[Source excerpt start]

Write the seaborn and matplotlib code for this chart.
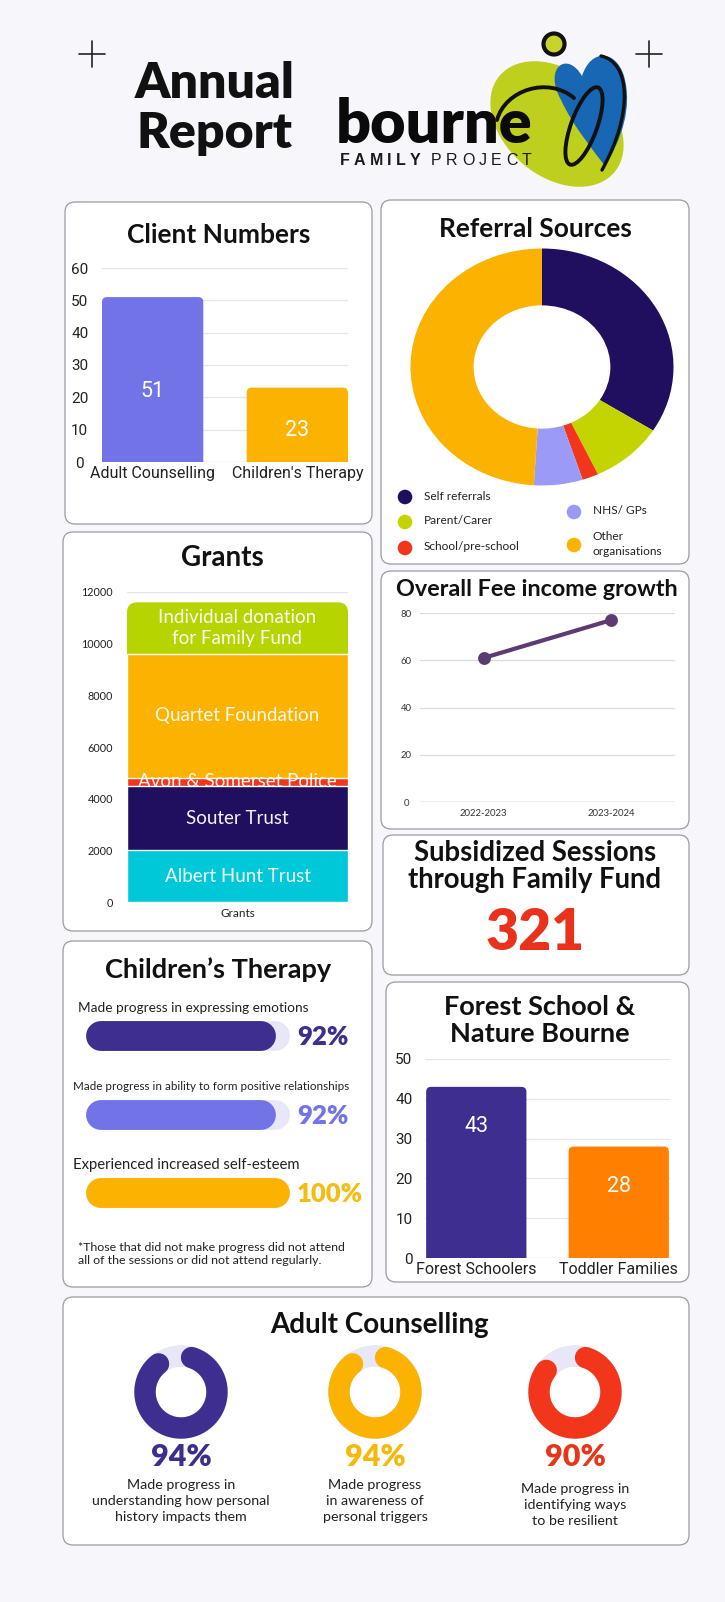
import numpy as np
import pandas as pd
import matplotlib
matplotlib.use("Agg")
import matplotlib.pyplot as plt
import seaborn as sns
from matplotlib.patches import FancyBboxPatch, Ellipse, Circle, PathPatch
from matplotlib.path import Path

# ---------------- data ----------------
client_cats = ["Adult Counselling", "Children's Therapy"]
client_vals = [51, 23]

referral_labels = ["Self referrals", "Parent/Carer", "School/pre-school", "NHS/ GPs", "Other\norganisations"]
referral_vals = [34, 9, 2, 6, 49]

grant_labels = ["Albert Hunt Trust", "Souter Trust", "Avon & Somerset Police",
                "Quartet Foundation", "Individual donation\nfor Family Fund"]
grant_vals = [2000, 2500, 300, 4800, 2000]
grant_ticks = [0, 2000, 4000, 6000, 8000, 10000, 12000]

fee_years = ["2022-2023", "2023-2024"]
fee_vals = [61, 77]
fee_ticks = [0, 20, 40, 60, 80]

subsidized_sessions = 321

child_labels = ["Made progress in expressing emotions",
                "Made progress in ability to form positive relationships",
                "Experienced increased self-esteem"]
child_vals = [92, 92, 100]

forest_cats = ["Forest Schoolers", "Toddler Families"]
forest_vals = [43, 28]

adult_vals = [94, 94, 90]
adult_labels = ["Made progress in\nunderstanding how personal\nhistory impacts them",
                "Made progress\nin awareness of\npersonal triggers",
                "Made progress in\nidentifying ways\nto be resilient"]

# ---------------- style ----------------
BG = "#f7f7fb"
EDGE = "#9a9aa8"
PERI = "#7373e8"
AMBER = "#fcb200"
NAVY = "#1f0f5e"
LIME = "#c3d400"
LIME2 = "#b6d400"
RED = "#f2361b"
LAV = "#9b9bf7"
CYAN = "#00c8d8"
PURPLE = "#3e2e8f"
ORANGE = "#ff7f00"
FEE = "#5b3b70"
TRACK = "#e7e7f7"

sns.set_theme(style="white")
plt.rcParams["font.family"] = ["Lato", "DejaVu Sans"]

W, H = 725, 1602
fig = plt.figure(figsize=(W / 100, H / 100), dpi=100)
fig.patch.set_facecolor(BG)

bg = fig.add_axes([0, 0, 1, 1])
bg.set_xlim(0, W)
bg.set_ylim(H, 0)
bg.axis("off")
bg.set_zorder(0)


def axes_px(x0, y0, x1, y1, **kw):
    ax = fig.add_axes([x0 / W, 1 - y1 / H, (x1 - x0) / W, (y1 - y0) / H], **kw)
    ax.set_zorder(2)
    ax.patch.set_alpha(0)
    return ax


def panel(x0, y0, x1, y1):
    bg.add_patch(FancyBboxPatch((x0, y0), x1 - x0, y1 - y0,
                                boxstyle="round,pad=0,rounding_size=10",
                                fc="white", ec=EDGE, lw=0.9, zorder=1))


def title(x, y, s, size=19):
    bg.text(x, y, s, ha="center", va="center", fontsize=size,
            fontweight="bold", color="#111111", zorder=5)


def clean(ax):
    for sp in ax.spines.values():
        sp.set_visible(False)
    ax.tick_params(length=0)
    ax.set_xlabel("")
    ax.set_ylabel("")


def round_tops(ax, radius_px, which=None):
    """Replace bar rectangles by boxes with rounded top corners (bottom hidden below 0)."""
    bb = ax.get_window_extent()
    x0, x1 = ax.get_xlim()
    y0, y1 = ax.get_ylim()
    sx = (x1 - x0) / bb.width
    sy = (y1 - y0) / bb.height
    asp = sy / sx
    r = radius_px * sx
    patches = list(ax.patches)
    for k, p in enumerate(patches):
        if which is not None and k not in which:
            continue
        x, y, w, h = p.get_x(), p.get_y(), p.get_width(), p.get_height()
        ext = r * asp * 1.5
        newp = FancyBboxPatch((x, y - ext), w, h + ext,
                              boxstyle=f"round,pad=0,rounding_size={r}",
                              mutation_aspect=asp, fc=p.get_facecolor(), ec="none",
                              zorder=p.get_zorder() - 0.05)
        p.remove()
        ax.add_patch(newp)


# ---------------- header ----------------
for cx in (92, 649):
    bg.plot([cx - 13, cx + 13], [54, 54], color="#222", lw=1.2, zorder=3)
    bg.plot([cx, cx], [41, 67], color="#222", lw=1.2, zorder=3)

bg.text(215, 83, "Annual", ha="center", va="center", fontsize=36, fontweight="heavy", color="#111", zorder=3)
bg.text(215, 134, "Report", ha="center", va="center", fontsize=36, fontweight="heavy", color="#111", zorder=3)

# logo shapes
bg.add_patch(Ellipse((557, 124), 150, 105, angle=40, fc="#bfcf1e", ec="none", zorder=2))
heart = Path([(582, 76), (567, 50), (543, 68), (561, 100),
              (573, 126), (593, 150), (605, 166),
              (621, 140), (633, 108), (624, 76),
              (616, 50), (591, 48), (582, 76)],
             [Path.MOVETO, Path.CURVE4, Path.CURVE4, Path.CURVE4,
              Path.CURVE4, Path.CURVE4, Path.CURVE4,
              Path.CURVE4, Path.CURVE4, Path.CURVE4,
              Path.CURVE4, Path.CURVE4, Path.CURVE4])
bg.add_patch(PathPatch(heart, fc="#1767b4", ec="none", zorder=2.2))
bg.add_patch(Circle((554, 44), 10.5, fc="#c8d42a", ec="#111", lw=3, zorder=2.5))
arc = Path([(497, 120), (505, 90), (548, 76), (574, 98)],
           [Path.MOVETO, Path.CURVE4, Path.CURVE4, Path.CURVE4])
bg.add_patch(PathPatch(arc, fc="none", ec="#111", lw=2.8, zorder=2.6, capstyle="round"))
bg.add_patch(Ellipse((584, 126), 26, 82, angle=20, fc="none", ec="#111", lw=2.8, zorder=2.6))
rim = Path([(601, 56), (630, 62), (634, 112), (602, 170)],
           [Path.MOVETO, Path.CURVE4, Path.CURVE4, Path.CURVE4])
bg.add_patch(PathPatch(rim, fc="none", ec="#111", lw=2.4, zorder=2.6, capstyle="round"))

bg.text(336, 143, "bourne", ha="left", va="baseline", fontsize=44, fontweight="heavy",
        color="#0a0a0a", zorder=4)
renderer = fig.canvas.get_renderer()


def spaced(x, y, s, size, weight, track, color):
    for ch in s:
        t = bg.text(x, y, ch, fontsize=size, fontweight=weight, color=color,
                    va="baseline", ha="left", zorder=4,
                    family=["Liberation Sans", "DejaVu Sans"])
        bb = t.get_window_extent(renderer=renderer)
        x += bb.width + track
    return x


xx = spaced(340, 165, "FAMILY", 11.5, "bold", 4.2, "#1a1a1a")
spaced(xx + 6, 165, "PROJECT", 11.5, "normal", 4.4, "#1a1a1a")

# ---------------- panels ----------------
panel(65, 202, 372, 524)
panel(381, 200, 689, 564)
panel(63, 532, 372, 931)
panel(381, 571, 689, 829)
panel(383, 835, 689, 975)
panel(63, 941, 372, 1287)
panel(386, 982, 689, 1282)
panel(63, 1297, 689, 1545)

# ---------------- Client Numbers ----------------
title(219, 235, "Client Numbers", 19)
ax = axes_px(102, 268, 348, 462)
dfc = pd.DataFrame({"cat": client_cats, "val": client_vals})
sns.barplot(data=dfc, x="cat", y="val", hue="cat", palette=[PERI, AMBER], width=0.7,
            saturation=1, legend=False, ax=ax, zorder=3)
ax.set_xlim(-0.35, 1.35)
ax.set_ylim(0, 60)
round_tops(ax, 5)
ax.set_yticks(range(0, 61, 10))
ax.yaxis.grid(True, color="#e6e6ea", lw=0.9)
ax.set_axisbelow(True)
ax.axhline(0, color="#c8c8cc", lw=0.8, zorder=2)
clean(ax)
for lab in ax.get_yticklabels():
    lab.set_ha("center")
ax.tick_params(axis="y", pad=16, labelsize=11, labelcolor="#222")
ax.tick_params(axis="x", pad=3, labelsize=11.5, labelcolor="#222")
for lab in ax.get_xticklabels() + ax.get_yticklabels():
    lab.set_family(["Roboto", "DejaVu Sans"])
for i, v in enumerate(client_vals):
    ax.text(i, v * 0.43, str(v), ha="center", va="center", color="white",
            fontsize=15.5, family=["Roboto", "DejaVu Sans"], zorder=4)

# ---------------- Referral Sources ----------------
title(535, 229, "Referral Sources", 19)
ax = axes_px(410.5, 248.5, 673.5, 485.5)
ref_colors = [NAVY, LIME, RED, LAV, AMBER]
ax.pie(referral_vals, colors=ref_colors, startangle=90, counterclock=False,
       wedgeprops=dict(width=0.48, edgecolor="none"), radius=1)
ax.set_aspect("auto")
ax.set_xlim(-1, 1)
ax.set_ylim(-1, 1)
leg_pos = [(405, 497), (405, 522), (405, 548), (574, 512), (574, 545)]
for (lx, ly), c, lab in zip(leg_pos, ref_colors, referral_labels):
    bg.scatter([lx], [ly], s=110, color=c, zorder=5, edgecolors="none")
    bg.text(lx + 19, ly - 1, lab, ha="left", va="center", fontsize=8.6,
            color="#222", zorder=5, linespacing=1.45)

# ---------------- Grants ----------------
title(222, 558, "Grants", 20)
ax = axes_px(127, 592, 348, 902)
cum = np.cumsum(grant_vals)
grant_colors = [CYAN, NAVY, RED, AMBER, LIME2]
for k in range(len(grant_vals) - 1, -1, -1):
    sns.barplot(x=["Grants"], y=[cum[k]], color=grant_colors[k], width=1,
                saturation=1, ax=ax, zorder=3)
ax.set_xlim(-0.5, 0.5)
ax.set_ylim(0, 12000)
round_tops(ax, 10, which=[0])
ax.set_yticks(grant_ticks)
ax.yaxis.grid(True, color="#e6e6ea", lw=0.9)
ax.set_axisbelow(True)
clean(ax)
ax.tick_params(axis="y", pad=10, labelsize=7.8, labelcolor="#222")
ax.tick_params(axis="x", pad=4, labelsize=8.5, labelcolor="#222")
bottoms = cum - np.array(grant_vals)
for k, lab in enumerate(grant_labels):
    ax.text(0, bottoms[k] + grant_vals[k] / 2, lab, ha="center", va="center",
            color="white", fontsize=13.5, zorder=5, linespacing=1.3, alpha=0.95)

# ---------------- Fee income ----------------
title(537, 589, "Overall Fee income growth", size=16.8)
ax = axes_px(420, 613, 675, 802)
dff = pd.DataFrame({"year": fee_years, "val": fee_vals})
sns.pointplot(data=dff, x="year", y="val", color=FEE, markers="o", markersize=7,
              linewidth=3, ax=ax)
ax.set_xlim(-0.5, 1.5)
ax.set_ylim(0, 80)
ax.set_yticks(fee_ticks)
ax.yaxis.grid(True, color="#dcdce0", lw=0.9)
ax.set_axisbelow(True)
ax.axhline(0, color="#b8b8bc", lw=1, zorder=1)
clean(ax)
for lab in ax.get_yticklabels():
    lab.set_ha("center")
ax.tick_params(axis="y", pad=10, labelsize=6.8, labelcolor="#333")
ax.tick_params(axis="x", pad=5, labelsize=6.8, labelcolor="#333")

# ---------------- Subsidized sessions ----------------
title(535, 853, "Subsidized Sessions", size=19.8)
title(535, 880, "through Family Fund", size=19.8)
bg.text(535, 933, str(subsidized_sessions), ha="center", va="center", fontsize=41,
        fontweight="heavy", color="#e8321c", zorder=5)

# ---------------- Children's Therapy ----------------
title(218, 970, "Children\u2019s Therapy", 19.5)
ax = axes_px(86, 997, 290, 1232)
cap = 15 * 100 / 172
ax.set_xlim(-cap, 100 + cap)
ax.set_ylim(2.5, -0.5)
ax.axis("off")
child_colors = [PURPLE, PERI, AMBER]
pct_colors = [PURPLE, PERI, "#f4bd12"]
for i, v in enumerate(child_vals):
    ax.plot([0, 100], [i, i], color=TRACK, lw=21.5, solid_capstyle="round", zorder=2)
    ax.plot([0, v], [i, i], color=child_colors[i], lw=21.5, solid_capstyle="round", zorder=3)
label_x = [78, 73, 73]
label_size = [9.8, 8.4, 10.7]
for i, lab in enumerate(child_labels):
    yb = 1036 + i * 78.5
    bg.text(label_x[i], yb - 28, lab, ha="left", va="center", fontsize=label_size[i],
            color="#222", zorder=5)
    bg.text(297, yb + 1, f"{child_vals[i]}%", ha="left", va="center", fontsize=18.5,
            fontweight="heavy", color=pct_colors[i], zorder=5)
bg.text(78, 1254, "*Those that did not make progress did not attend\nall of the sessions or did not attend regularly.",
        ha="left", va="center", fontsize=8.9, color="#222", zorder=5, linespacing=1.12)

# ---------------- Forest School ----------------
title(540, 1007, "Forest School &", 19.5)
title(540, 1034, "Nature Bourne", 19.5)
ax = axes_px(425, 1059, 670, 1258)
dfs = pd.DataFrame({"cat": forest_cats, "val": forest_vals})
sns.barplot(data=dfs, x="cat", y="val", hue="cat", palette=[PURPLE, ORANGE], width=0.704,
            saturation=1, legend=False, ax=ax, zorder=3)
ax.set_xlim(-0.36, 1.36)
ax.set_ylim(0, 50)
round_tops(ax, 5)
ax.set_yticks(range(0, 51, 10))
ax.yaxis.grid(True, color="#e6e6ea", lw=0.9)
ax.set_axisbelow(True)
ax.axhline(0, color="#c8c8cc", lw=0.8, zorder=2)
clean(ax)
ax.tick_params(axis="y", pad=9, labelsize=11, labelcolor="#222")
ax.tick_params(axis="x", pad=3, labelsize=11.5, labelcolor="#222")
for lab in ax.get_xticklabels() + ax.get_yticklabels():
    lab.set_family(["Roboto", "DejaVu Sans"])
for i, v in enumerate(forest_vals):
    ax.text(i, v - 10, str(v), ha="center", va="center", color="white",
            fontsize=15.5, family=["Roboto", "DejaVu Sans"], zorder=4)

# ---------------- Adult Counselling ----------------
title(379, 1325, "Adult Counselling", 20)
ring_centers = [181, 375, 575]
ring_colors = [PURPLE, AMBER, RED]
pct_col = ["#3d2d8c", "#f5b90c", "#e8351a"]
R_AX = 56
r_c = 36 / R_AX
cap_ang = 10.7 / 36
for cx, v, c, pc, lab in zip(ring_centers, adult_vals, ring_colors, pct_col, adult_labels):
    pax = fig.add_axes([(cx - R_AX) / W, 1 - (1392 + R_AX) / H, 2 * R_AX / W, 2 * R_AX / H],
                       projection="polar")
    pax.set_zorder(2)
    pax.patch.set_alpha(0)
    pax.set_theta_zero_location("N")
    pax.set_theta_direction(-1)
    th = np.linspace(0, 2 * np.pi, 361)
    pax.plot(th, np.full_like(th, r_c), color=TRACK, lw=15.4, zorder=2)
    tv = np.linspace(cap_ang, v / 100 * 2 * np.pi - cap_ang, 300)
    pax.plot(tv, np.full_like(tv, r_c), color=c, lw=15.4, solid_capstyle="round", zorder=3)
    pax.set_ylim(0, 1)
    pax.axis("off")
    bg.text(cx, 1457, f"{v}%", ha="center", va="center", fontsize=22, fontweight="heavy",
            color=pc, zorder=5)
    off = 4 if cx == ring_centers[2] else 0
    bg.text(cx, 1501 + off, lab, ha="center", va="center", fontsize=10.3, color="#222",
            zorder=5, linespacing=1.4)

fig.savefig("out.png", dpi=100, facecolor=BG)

[Source excerpt end]

** Description of the task **
Pictures stay out. Repeat only the lines from the beginning of the data through the line that has "from matplotlib.path import Path".

** Exercise result **
Write the seaborn and matplotlib code for this chart.
import numpy as np
import pandas as pd
import matplotlib
matplotlib.use("Agg")
import matplotlib.pyplot as plt
import seaborn as sns
from matplotlib.patches import FancyBboxPatch, Ellipse, Circle, PathPatch
from matplotlib.path import Path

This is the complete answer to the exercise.